In Pragmata, enemies inside the lunar facility rely on heavy armour that blocks most incoming damage. Direct gunfire does very little at first, which means a player who keeps shooting will burn through ammunition with little effect. Progress in a fight depends on Diana's ability to break those defences through a hacking sequence.
This design choice matters. Pragmata's design philosophy shows that minimising traditional shooting can paradoxically heighten excitement. The hacking system creates tension by forcing players to manage time, positioning, and strategic decisions while under threat. This approach reinvigorates a genre that often risks monotony through repetitive combat.
The hacking itself operates as a real-time minigame. When Hugh locks onto a target, Diana pulls up a grid-style Hacking Panel. Drawing a single continuous line through the blue squares triggers a successful hack, dealing damage and temporarily compromising the enemy's armour. The more squares you connect, the greater the damage and the longer the armour stays disabled.
The strategic depth lies in the risk-reward calculation. Every second spent inside the hacking panel is a moment when enemies continue to attack. This mechanic forces players to make fast decisions in combat. Do you take the shortest path to the goal and accept a modest damage boost, or do you collect additional blue nodes that amplify your attack while remaining vulnerable longer? There is no ideal answer; there are only trade-offs.
Hugh can equip four weapon types. Powerful weapons break when their ammo runs out, so timing their use alongside Diana's hacking is crucial.
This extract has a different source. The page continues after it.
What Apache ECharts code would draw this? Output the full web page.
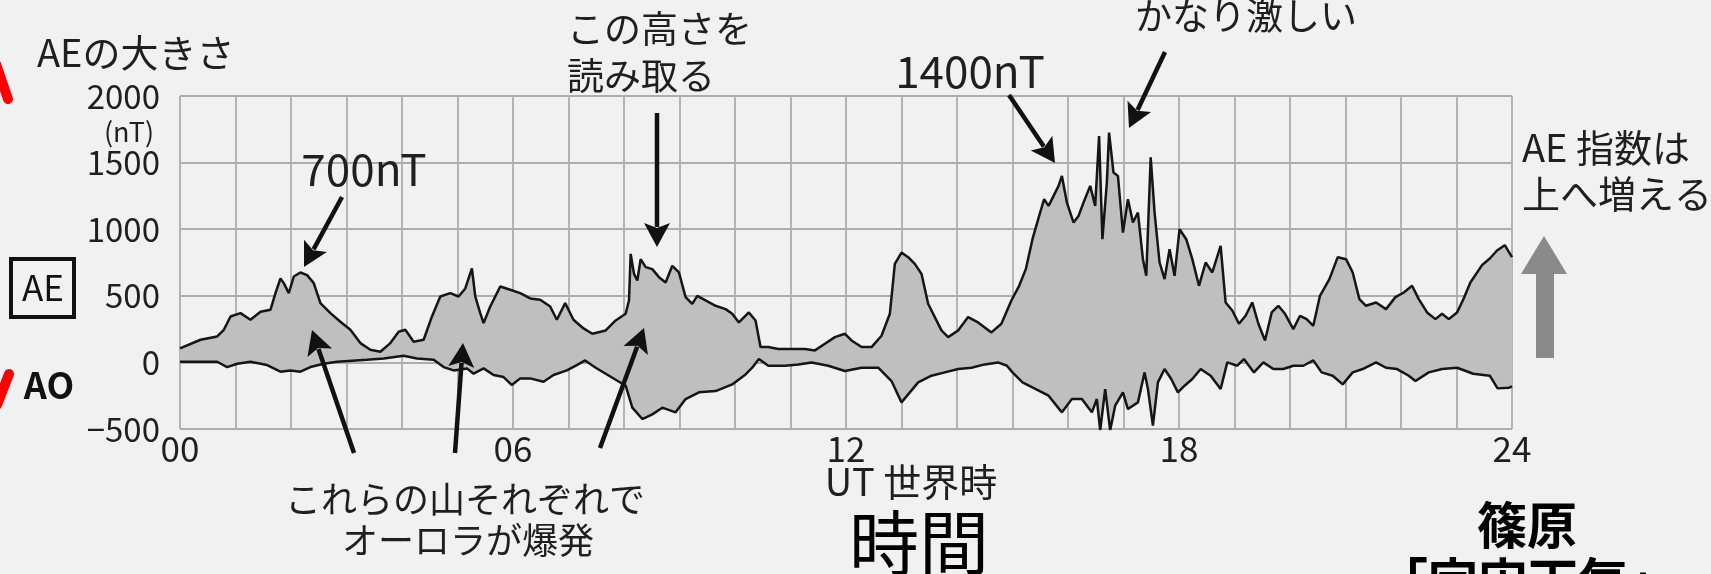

Resource scarcity compounds the pressure. Wasting a powerful weapon before the hack succeeds defeats the purpose. The most rewarding combos demand precision: hack the enemy's armour away, then unleash the heavy weapon during the window of vulnerability.
According to Capcom's development statements, balancing hacking and shooting in Pragmata has been vital for players to feel the tension. This was not accidental. The developers invested substantial time tuning these systems because a poorly balanced hybrid feels compromised. Too much emphasis on hacking and the shooting becomes meaningless filler. Too much emphasis on shooting and the hacking becomes a frustrating interruption.
The public demo has exceeded two million downloads, matching the game's two million wishlists across digital storefronts. Players who tried the free Sketchbook demo reported that bouncing between a 3D shooter and a 2D hacking game is just as fun as it looks. Hugh can jump, dodge, and even hover to allow Diana to do her thing.
What makes this approach worth noting is what it reflects about game design more broadly. The third-person shooter genre has been carved from the same template for years: aim, shoot, take cover, repeat. Pragmata refuses that formula. By making gunplay insufficient on its own, Capcom has forced designers to think about pacing, decision architecture, and pressure in fundamentally different ways. The result is a game that feels genuinely tense rather than kinetically pleasurable.
Whether Pragmata sustains this balance across a full campaign remains to be seen. The demo, taking twenty minutes at most, proves enjoyable, fast, and frenzied, but raises questions about how sustainable the experience will be over longer play periods. For a studio that delayed this game multiple times since first announcing it in 2020, reaching the finish line with a clear design vision represents a meaningful achievement.